Copy out the data below as written; omit any images.
[Begin]
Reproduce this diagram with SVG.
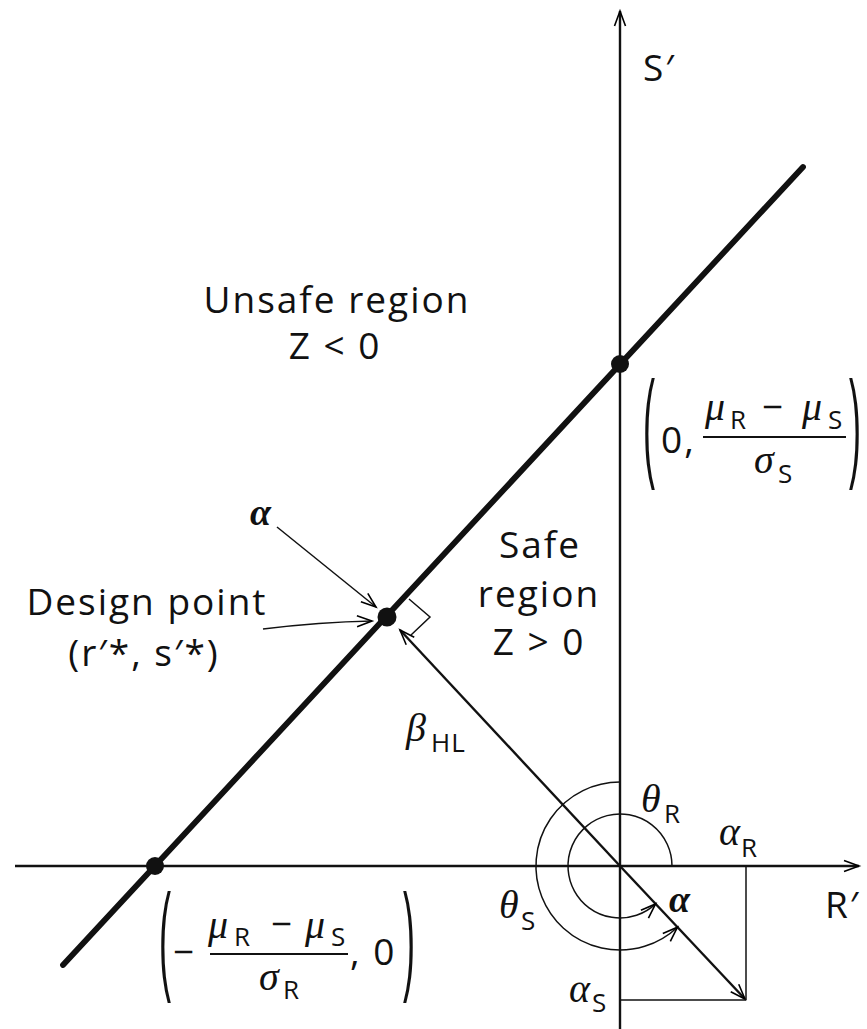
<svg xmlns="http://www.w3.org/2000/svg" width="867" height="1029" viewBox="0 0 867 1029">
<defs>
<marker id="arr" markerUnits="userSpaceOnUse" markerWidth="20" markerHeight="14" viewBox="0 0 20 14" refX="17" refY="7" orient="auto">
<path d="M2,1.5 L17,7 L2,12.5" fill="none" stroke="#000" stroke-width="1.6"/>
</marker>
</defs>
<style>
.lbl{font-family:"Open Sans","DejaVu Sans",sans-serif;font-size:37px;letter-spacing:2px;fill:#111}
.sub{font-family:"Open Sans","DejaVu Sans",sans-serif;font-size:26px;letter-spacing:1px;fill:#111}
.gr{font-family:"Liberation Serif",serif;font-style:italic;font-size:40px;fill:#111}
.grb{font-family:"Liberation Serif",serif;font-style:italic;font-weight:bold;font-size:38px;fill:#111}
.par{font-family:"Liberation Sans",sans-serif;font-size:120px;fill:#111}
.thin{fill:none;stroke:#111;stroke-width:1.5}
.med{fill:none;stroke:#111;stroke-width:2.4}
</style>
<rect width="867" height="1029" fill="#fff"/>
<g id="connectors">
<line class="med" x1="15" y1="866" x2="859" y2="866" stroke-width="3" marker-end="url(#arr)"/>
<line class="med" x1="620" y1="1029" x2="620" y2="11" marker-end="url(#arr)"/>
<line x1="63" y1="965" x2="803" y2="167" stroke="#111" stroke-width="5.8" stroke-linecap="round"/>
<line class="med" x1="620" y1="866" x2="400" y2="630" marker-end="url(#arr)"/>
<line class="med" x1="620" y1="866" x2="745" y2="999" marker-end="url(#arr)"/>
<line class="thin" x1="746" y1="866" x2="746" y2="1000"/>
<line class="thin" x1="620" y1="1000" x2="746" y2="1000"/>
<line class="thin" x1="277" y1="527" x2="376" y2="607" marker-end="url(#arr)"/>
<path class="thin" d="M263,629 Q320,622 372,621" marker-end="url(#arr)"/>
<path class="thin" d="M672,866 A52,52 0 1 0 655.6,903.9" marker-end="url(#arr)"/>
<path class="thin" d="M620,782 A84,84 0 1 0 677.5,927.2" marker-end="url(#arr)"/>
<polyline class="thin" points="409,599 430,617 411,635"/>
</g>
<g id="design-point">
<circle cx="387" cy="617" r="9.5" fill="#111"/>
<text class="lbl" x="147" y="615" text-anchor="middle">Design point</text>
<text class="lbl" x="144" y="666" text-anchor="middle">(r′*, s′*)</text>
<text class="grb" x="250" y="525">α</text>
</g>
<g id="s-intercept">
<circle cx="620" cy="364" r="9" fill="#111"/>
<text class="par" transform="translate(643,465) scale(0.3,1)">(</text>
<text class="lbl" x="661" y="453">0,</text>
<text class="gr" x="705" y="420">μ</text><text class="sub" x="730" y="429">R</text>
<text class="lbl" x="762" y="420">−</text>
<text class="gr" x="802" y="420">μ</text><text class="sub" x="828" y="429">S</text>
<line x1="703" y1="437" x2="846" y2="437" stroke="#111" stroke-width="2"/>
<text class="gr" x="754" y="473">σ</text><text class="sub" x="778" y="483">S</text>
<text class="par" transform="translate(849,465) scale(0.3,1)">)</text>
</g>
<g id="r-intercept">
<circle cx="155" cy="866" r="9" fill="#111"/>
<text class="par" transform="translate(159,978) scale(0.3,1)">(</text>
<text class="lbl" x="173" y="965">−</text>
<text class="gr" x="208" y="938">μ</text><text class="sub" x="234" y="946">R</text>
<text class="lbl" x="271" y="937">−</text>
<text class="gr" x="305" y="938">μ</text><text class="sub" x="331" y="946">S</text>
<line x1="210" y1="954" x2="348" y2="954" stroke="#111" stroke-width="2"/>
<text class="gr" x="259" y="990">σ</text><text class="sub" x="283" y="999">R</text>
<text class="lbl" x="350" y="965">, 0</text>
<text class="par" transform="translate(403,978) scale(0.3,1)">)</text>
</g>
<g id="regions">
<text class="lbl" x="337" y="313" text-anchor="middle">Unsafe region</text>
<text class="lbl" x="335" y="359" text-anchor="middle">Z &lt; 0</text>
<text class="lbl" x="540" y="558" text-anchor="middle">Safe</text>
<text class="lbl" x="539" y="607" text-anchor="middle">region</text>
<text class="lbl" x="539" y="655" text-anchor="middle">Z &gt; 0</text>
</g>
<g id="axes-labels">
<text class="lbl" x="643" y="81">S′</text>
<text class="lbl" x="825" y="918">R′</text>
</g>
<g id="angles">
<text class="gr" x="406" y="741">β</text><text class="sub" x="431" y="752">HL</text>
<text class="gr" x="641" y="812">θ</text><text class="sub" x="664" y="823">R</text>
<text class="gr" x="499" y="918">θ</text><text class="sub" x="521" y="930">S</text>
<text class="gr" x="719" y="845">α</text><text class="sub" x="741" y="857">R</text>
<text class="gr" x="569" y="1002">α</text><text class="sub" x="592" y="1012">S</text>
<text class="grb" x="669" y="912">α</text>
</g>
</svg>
[End]
# [FULL SOLUTION]
Reproduce this diagram with SVG.
<svg xmlns="http://www.w3.org/2000/svg" width="867" height="1029" viewBox="0 0 867 1029">
<defs>
<marker id="arr" markerUnits="userSpaceOnUse" markerWidth="20" markerHeight="14" viewBox="0 0 20 14" refX="17" refY="7" orient="auto">
<path d="M2,1.5 L17,7 L2,12.5" fill="none" stroke="#000" stroke-width="1.6"/>
</marker>
</defs>
<style>
.lbl{font-family:"Open Sans","DejaVu Sans",sans-serif;font-size:37px;letter-spacing:2px;fill:#111}
.sub{font-family:"Open Sans","DejaVu Sans",sans-serif;font-size:26px;letter-spacing:1px;fill:#111}
.gr{font-family:"Liberation Serif",serif;font-style:italic;font-size:40px;fill:#111}
.grb{font-family:"Liberation Serif",serif;font-style:italic;font-weight:bold;font-size:38px;fill:#111}
.par{font-family:"Liberation Sans",sans-serif;font-size:120px;fill:#111}
.thin{fill:none;stroke:#111;stroke-width:1.5}
.med{fill:none;stroke:#111;stroke-width:2.4}
</style>
<rect width="867" height="1029" fill="#fff"/>
<g id="connectors">
<line class="med" x1="15" y1="866" x2="859" y2="866" stroke-width="3" marker-end="url(#arr)"/>
<line class="med" x1="620" y1="1029" x2="620" y2="11" marker-end="url(#arr)"/>
<line x1="63" y1="965" x2="803" y2="167" stroke="#111" stroke-width="5.8" stroke-linecap="round"/>
<line class="med" x1="620" y1="866" x2="400" y2="630" marker-end="url(#arr)"/>
<line class="med" x1="620" y1="866" x2="745" y2="999" marker-end="url(#arr)"/>
<line class="thin" x1="746" y1="866" x2="746" y2="1000"/>
<line class="thin" x1="620" y1="1000" x2="746" y2="1000"/>
<line class="thin" x1="277" y1="527" x2="376" y2="607" marker-end="url(#arr)"/>
<path class="thin" d="M263,629 Q320,622 372,621" marker-end="url(#arr)"/>
<path class="thin" d="M672,866 A52,52 0 1 0 655.6,903.9" marker-end="url(#arr)"/>
<path class="thin" d="M620,782 A84,84 0 1 0 677.5,927.2" marker-end="url(#arr)"/>
<polyline class="thin" points="409,599 430,617 411,635"/>
</g>
<g id="design-point">
<circle cx="387" cy="617" r="9.5" fill="#111"/>
<text class="lbl" x="147" y="615" text-anchor="middle">Design point</text>
<text class="lbl" x="144" y="666" text-anchor="middle">(r′*, s′*)</text>
<text class="grb" x="250" y="525">α</text>
</g>
<g id="s-intercept">
<circle cx="620" cy="364" r="9" fill="#111"/>
<text class="par" transform="translate(643,465) scale(0.3,1)">(</text>
<text class="lbl" x="661" y="453">0,</text>
<text class="gr" x="705" y="420">μ</text><text class="sub" x="730" y="429">R</text>
<text class="lbl" x="762" y="420">−</text>
<text class="gr" x="802" y="420">μ</text><text class="sub" x="828" y="429">S</text>
<line x1="703" y1="437" x2="846" y2="437" stroke="#111" stroke-width="2"/>
<text class="gr" x="754" y="473">σ</text><text class="sub" x="778" y="483">S</text>
<text class="par" transform="translate(849,465) scale(0.3,1)">)</text>
</g>
<g id="r-intercept">
<circle cx="155" cy="866" r="9" fill="#111"/>
<text class="par" transform="translate(159,978) scale(0.3,1)">(</text>
<text class="lbl" x="173" y="965">−</text>
<text class="gr" x="208" y="938">μ</text><text class="sub" x="234" y="946">R</text>
<text class="lbl" x="271" y="937">−</text>
<text class="gr" x="305" y="938">μ</text><text class="sub" x="331" y="946">S</text>
<line x1="210" y1="954" x2="348" y2="954" stroke="#111" stroke-width="2"/>
<text class="gr" x="259" y="990">σ</text><text class="sub" x="283" y="999">R</text>
<text class="lbl" x="350" y="965">, 0</text>
<text class="par" transform="translate(403,978) scale(0.3,1)">)</text>
</g>
<g id="regions">
<text class="lbl" x="337" y="313" text-anchor="middle">Unsafe region</text>
<text class="lbl" x="335" y="359" text-anchor="middle">Z &lt; 0</text>
<text class="lbl" x="540" y="558" text-anchor="middle">Safe</text>
<text class="lbl" x="539" y="607" text-anchor="middle">region</text>
<text class="lbl" x="539" y="655" text-anchor="middle">Z &gt; 0</text>
</g>
<g id="axes-labels">
<text class="lbl" x="643" y="81">S′</text>
<text class="lbl" x="825" y="918">R′</text>
</g>
<g id="angles">
<text class="gr" x="406" y="741">β</text><text class="sub" x="431" y="752">HL</text>
<text class="gr" x="641" y="812">θ</text><text class="sub" x="664" y="823">R</text>
<text class="gr" x="499" y="918">θ</text><text class="sub" x="521" y="930">S</text>
<text class="gr" x="719" y="845">α</text><text class="sub" x="741" y="857">R</text>
<text class="gr" x="569" y="1002">α</text><text class="sub" x="592" y="1012">S</text>
<text class="grb" x="669" y="912">α</text>
</g>
</svg>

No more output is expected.